National Greenhouse Gas Inventory

Transport emissions have gone up 64% since 1990. That’s the largest percentage increase of any sector.

Transport emissions, actual and trend, by quarter, September 2009 to September 2019.
Source: National Greenhouse Gas Inventory

Transport sector emissions include the direct burning of fuels for road, rail, domestic aviation and domestic shipping, but exclude electricity for electric trains.

Transport emissions are now equal second with stationary energy (fuels consumed in the manufacturing, construction and commercial sectors and heating) at 18.9%. The electricity sector produces 33.6% of all emissions. The main reasons for transport emissions trending upwards are an over-dependence on cars with high average fuel use and an over-reliance on energy-intensive road freight.

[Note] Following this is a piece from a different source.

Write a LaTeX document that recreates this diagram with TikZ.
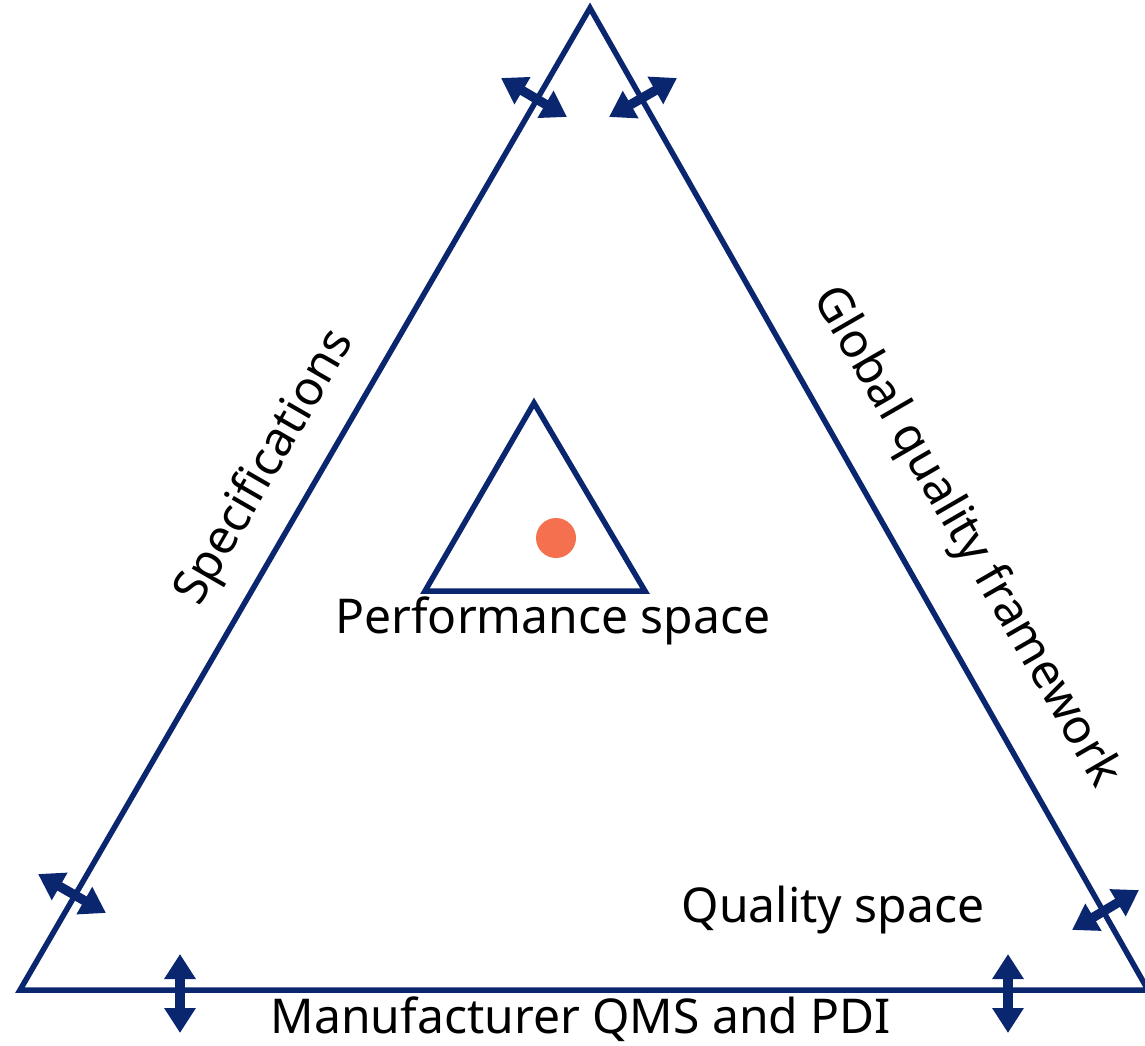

Inevitable results of policy failure

Increasing transport emissions are a result of long-standing government policies on both sides of politics. In 2018, the Climate Council noted:

Australia’s cars are more polluting; our relative investment in and use of public and active transport options is lower than comparable countries; and we lack credible targets, policies, or plans to reduce greenhouse gas pollution from transport.

John Quiggin and Robin Smit recently wrote about vehicle fuel efficiency for The Conversation. They cited new research that indicates emissions from road transport will accelerate. This is largely due to increased sales of heavier vehicles, such as four-wheel drives, and diesel cars.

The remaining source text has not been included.